TASK REQUIREMENTS:
Retype exactly the lines from the first one through the line with "plt.rcParams['mathtext.fontset'] = 'stix'", including both ends; skip any pictures.

-- Start DATASET SECTION --

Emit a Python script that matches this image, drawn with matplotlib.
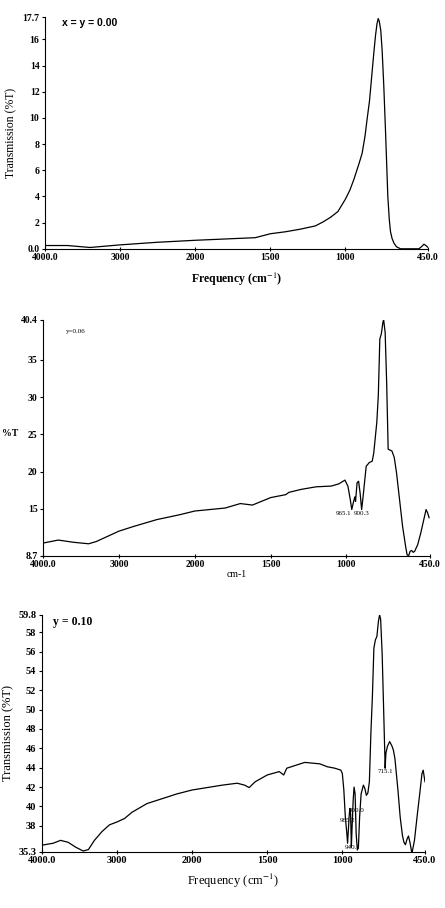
import numpy as np
import matplotlib
matplotlib.use('Agg')
from matplotlib import pyplot as plt

plt.rcParams['mathtext.fontset'] = 'stix'

# spectrum 1 : x = y = 0.00
wn1 = [4000, 3700, 3500, 3400, 3000, 2500, 2000, 1700, 1600, 1500, 1400, 1300, 1200, 1150,
       1100, 1050, 1000, 970, 944, 910, 889, 870, 856, 840, 829, 811, 800, 790, 782, 775,
       765, 756, 745, 733, 718, 708, 700, 690, 678, 660, 633, 560, 511, 490, 478, 465, 450]
t1 = [0.25, 0.25, 0.15, 0.1, 0.3, 0.5, 0.65, 0.8, 0.85, 1.15, 1.3, 1.5, 1.75, 2.05,
      2.4, 2.85, 3.8, 4.5, 5.3, 6.5, 7.3, 8.6, 9.9, 11.3, 12.7, 15.0, 16.3, 17.2, 17.6, 17.4,
      16.7, 15.2, 12.5, 8.9, 4.0, 2.2, 1.3, 0.8, 0.45, 0.15, 0.0, 0.0, 0.0, 0.2, 0.35, 0.25, 0.1]

# spectrum 2 : y = 0.06
wn2 = [4000, 3800, 3600, 3400, 3300, 3000, 2800, 2500, 2200, 2000, 1800, 1700, 1620, 1500,
       1400, 1380, 1300, 1200, 1100, 1050, 1010, 990, 975, 965, 955, 945, 940, 930, 920, 910,
       900, 890, 870, 850, 830, 820, 800, 790, 780, 770, 760, 755, 745, 735, 725, 715,
       700, 685, 670, 650, 630, 610, 600, 590, 580, 570, 560, 550, 530, 510, 490, 475,
       465, 455]
t2 = [10.4, 10.8, 10.5, 10.3, 10.6, 12.0, 12.65, 13.55, 14.2, 14.7, 15.1, 15.7, 15.5, 16.5,
      16.9, 17.2, 17.6, 17.95, 18.05, 18.35, 18.85, 18.0, 16.25, 14.9, 15.8, 16.6, 16.0, 18.5, 18.7, 17.1,
      14.9, 16.7, 20.7, 21.2, 21.4, 22.5, 26.6, 30.2, 37.8, 38.5, 40.0, 40.4, 38.7, 32.0, 23.0, 22.9,
      22.75, 21.9, 19.85, 16.25, 12.65, 9.95, 8.8, 8.7, 9.3, 9.4, 9.15, 9.3, 10.2, 11.75, 13.55, 14.9,
      14.45, 13.8]

# spectrum 3 : y = 0.10
wn3 = [4000, 3850, 3750, 3650, 3550, 3450, 3380, 3300, 3200, 3100, 3000, 2900, 2800, 2600,
       2400, 2200, 2000, 1900, 1800, 1700, 1650, 1620, 1580, 1500, 1420, 1390, 1370, 1300,
       1250, 1150, 1100, 1050, 1010, 1000, 990, 980, 970, 965, 960, 955, 950, 945, 940, 935,
       928, 922, 915, 908, 900, 893, 885, 875, 860, 850, 840, 830, 820, 810, 800, 790,
       780, 770, 760, 752, 745, 735, 725, 718, 715, 710, 700, 685, 670, 660, 650, 630,
       615, 600, 590, 580, 570, 560, 550, 540, 535, 520, 500, 485, 470, 462, 455, 450]
t3 = [36.0, 36.2, 36.5, 36.3, 35.8, 35.4, 35.55, 36.5, 37.4, 38.1, 38.4, 38.75, 39.4, 40.3,
      40.8, 41.3, 41.7, 41.95, 42.2, 42.4, 42.2, 41.95, 42.55, 43.25, 43.6, 43.25, 43.95, 44.3,
      44.55, 44.4, 44.1, 43.95, 43.75, 43.4, 41.7, 38.9, 37.2, 36.2, 37.55, 38.9, 39.8, 39.25, 35.8, 37.9,
      40.6, 42.0, 41.3, 37.2, 35.5, 35.8, 38.9, 41.3, 42.2, 41.85, 41.15, 41.4, 42.55, 47.55, 51.35, 56.35,
      57.2, 57.55, 59.1, 59.8, 59.3, 55.8, 49.95, 45.8, 43.95, 45.5, 46.2, 46.7, 46.25, 45.8, 44.95, 41.7,
      38.9, 37.0, 36.3, 36.05, 36.6, 36.95, 36.3, 35.4, 35.3, 36.5, 39.3, 41.3, 43.4, 43.75, 43.05, 42.55]

xticks = [4000, 3000, 2000, 1500, 1000, 450]
xticklabels = ['4000.0', '3000', '2000', '1500', '1000', '450.0']
yticks1 = [0, 2, 4, 6, 8, 10, 12, 14, 16, 17.7]
yticklabels1 = ['0.0', '2', '4', '6', '8', '10', '12', '14', '16', '17.7']
yticks2 = [8.7, 15, 20, 25, 30, 35, 40.4]
yticklabels2 = ['8.7', '15', '20', '25', '30', '35', '40.4']
yticks3 = [35.3, 38, 40, 42, 44, 46, 48, 50, 52, 54, 56, 58, 59.8]
yticklabels3 = ['35.3', '38', '40', '42', '44', '46', '48', '50', '52', '54', '56', '58', '59.8']


# IR spectra: scale halves above 2000 cm-1
def fwd(x):
    x = np.asarray(x, dtype=float)
    return np.where(x > 2000, 2000 + (x - 2000) * 0.5, x)


def inv(u):
    u = np.asarray(u, dtype=float)
    return np.where(u > 2000, 2000 + (u - 2000) * 2.0, u)


serif = 'Liberation Serif'
fig = plt.figure(figsize=(4.45, 9.08), dpi=100)


def setup(ax, ylo, yhi, yticks, yticklabels, fs):
    ax.set_xscale('function', functions=(fwd, inv))
    ax.set_xlim(4000, 450)
    ax.set_ylim(ylo, yhi)
    ax.spines['top'].set_visible(False)
    ax.spines['right'].set_visible(False)
    ax.set_xticks(xticks)
    ax.set_xticklabels(xticklabels, family=serif, fontweight='bold', fontsize=fs)
    ax.set_yticks(yticks)
    ax.set_yticklabels(yticklabels, family=serif, fontweight='bold', fontsize=fs)
    ax.minorticks_off()
    ax.tick_params(length=2.5, width=0.8, pad=1.5)
    ax.tick_params(axis='x', direction='inout', length=3)


ax1 = fig.add_axes([0.101, 0.726, 0.861, 0.255])
ax1.plot(wn1, t1, color='k', lw=0.9)
setup(ax1, 0, 17.7, yticks1, yticklabels1, 7)
ax1.set_ylabel('Transmission (%T)', family=serif, fontsize=8.5, labelpad=4)
ax1.set_xlabel('Frequency (cm$^{-1}$)', family=serif, fontweight='bold', fontsize=8.5, labelpad=6)
ax1.text(0.045, 0.995, 'x = y = 0.00', transform=ax1.transAxes, family='Liberation Sans',
         fontweight='bold', fontsize=7.5, va='top')

ax2 = fig.add_axes([0.097, 0.388, 0.869, 0.260])
ax2.plot(wn2, t2, color='k', lw=0.9)
setup(ax2, 8.7, 40.4, yticks2, yticklabels2, 7)
ax2.set_ylabel('%T', family=serif, fontweight='bold', fontsize=7, rotation=0, labelpad=8)
ax2.set_xlabel('cm-1', family=serif, fontsize=7, labelpad=1)
ax2.text(0.06, 0.96, 'y=0.06', transform=ax2.transAxes, family=serif, fontsize=5, va='top')
ax2.text(965, 14.7, '965.1', family=serif, fontsize=5, ha='right', va='top')
ax2.text(900, 14.7, '900.3', family=serif, fontsize=5, ha='center', va='top')

ax3 = fig.add_axes([0.094, 0.0617, 0.861, 0.2613])
ax3.plot(wn3, t3, color='k', lw=0.9)
setup(ax3, 35.3, 59.8, yticks3, yticklabels3, 7.5)
ax3.set_ylabel('Transmission (%T)', family=serif, fontsize=9, labelpad=3)
ax3.set_xlabel('Frequency (cm$^{-1}$)', family=serif, fontsize=9, labelpad=5)
ax3.text(0.03, 0.995, 'y = 0.10', transform=ax3.transAxes, family=serif, fontweight='bold',
         fontsize=8.5, va='top')
ax3.text(965, 38.6, '965.2', family=serif, fontsize=5, ha='center', va='center')
ax3.text(905, 39.6, '900.0', family=serif, fontsize=5, ha='center', va='center')
ax3.text(930, 35.8, '940.1', family=serif, fontsize=5, ha='center', va='center')
ax3.text(715, 43.6, '715.1', family=serif, fontsize=5, ha='center', va='center')

plt.savefig('out.png', dpi=100)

-- End DATASET SECTION --

FINISHED ANSWER:
Emit a Python script that matches this image, drawn with matplotlib.
import numpy as np
import matplotlib
matplotlib.use('Agg')
from matplotlib import pyplot as plt

plt.rcParams['mathtext.fontset'] = 'stix'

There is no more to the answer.